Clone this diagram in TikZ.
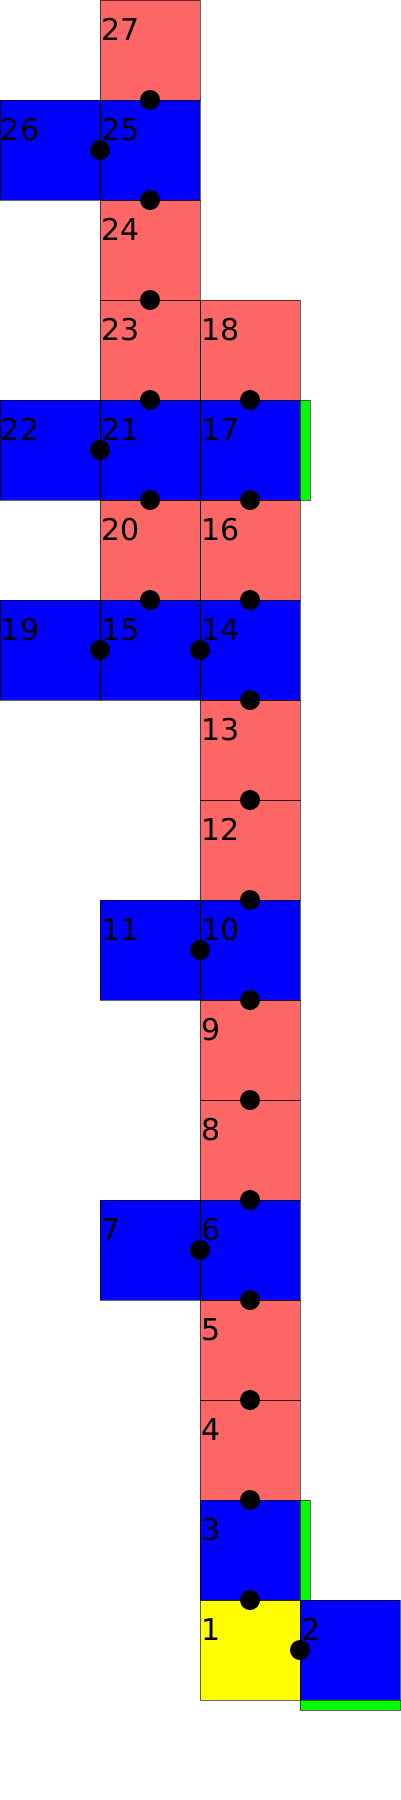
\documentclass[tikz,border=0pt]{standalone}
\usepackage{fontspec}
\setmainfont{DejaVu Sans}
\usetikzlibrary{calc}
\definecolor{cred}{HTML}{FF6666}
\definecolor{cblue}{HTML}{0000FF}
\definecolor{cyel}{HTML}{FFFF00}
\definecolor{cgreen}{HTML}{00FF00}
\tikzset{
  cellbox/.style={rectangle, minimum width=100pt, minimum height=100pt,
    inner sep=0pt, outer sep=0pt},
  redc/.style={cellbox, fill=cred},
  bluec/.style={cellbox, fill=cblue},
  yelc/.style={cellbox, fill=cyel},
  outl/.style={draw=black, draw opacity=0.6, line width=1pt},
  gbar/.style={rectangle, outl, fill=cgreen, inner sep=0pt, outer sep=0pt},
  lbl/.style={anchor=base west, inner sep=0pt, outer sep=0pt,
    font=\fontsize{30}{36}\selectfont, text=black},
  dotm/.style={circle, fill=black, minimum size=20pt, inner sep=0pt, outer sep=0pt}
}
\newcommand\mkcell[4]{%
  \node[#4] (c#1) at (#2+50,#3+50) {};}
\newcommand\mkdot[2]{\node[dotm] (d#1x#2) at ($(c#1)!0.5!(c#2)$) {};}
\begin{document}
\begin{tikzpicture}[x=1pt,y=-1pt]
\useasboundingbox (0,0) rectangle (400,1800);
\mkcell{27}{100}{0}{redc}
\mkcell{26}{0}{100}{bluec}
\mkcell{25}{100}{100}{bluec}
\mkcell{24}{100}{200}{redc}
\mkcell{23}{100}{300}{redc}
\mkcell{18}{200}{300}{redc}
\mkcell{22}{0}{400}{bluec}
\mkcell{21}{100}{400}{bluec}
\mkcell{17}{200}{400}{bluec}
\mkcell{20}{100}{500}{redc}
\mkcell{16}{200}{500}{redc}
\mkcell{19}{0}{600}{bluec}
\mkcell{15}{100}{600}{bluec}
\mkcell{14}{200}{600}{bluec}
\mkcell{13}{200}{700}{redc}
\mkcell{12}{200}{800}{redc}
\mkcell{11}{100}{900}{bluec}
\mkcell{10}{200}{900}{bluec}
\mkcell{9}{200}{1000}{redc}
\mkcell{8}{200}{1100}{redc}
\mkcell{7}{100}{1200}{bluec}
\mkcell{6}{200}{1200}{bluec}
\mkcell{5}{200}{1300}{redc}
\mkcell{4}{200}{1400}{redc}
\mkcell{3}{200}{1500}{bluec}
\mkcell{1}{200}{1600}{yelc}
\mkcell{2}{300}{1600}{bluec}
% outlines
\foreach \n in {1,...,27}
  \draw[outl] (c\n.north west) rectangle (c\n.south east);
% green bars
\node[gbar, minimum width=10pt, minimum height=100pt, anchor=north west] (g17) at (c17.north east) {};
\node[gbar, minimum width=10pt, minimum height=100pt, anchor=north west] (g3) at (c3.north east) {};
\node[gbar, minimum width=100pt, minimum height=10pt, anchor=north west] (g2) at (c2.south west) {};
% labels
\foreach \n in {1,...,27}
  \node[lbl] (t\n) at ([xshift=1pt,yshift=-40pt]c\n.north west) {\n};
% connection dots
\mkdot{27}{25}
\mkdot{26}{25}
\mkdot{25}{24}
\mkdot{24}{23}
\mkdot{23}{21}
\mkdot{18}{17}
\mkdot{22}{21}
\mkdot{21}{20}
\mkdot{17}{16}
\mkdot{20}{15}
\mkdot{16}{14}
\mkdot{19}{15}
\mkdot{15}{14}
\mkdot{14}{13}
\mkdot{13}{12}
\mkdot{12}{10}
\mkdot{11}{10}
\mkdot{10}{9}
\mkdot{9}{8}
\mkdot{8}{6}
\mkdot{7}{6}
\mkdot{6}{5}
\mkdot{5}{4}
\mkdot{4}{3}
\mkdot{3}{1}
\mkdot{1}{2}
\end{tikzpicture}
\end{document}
---
▶ **What to produce**
Set down the material exactly, every line of it, except for the pictures.

▶ **Answer to this task**
Clone this diagram in TikZ.
\documentclass[tikz,border=0pt]{standalone}
\usepackage{fontspec}
\setmainfont{DejaVu Sans}
\usetikzlibrary{calc}
\definecolor{cred}{HTML}{FF6666}
\definecolor{cblue}{HTML}{0000FF}
\definecolor{cyel}{HTML}{FFFF00}
\definecolor{cgreen}{HTML}{00FF00}
\tikzset{
  cellbox/.style={rectangle, minimum width=100pt, minimum height=100pt,
    inner sep=0pt, outer sep=0pt},
  redc/.style={cellbox, fill=cred},
  bluec/.style={cellbox, fill=cblue},
  yelc/.style={cellbox, fill=cyel},
  outl/.style={draw=black, draw opacity=0.6, line width=1pt},
  gbar/.style={rectangle, outl, fill=cgreen, inner sep=0pt, outer sep=0pt},
  lbl/.style={anchor=base west, inner sep=0pt, outer sep=0pt,
    font=\fontsize{30}{36}\selectfont, text=black},
  dotm/.style={circle, fill=black, minimum size=20pt, inner sep=0pt, outer sep=0pt}
}
\newcommand\mkcell[4]{%
  \node[#4] (c#1) at (#2+50,#3+50) {};}
\newcommand\mkdot[2]{\node[dotm] (d#1x#2) at ($(c#1)!0.5!(c#2)$) {};}
\begin{document}
\begin{tikzpicture}[x=1pt,y=-1pt]
\useasboundingbox (0,0) rectangle (400,1800);
\mkcell{27}{100}{0}{redc}
\mkcell{26}{0}{100}{bluec}
\mkcell{25}{100}{100}{bluec}
\mkcell{24}{100}{200}{redc}
\mkcell{23}{100}{300}{redc}
\mkcell{18}{200}{300}{redc}
\mkcell{22}{0}{400}{bluec}
\mkcell{21}{100}{400}{bluec}
\mkcell{17}{200}{400}{bluec}
\mkcell{20}{100}{500}{redc}
\mkcell{16}{200}{500}{redc}
\mkcell{19}{0}{600}{bluec}
\mkcell{15}{100}{600}{bluec}
\mkcell{14}{200}{600}{bluec}
\mkcell{13}{200}{700}{redc}
\mkcell{12}{200}{800}{redc}
\mkcell{11}{100}{900}{bluec}
\mkcell{10}{200}{900}{bluec}
\mkcell{9}{200}{1000}{redc}
\mkcell{8}{200}{1100}{redc}
\mkcell{7}{100}{1200}{bluec}
\mkcell{6}{200}{1200}{bluec}
\mkcell{5}{200}{1300}{redc}
\mkcell{4}{200}{1400}{redc}
\mkcell{3}{200}{1500}{bluec}
\mkcell{1}{200}{1600}{yelc}
\mkcell{2}{300}{1600}{bluec}
% outlines
\foreach \n in {1,...,27}
  \draw[outl] (c\n.north west) rectangle (c\n.south east);
% green bars
\node[gbar, minimum width=10pt, minimum height=100pt, anchor=north west] (g17) at (c17.north east) {};
\node[gbar, minimum width=10pt, minimum height=100pt, anchor=north west] (g3) at (c3.north east) {};
\node[gbar, minimum width=100pt, minimum height=10pt, anchor=north west] (g2) at (c2.south west) {};
% labels
\foreach \n in {1,...,27}
  \node[lbl] (t\n) at ([xshift=1pt,yshift=-40pt]c\n.north west) {\n};
% connection dots
\mkdot{27}{25}
\mkdot{26}{25}
\mkdot{25}{24}
\mkdot{24}{23}
\mkdot{23}{21}
\mkdot{18}{17}
\mkdot{22}{21}
\mkdot{21}{20}
\mkdot{17}{16}
\mkdot{20}{15}
\mkdot{16}{14}
\mkdot{19}{15}
\mkdot{15}{14}
\mkdot{14}{13}
\mkdot{13}{12}
\mkdot{12}{10}
\mkdot{11}{10}
\mkdot{10}{9}
\mkdot{9}{8}
\mkdot{8}{6}
\mkdot{7}{6}
\mkdot{6}{5}
\mkdot{5}{4}
\mkdot{4}{3}
\mkdot{3}{1}
\mkdot{1}{2}
\end{tikzpicture}
\end{document}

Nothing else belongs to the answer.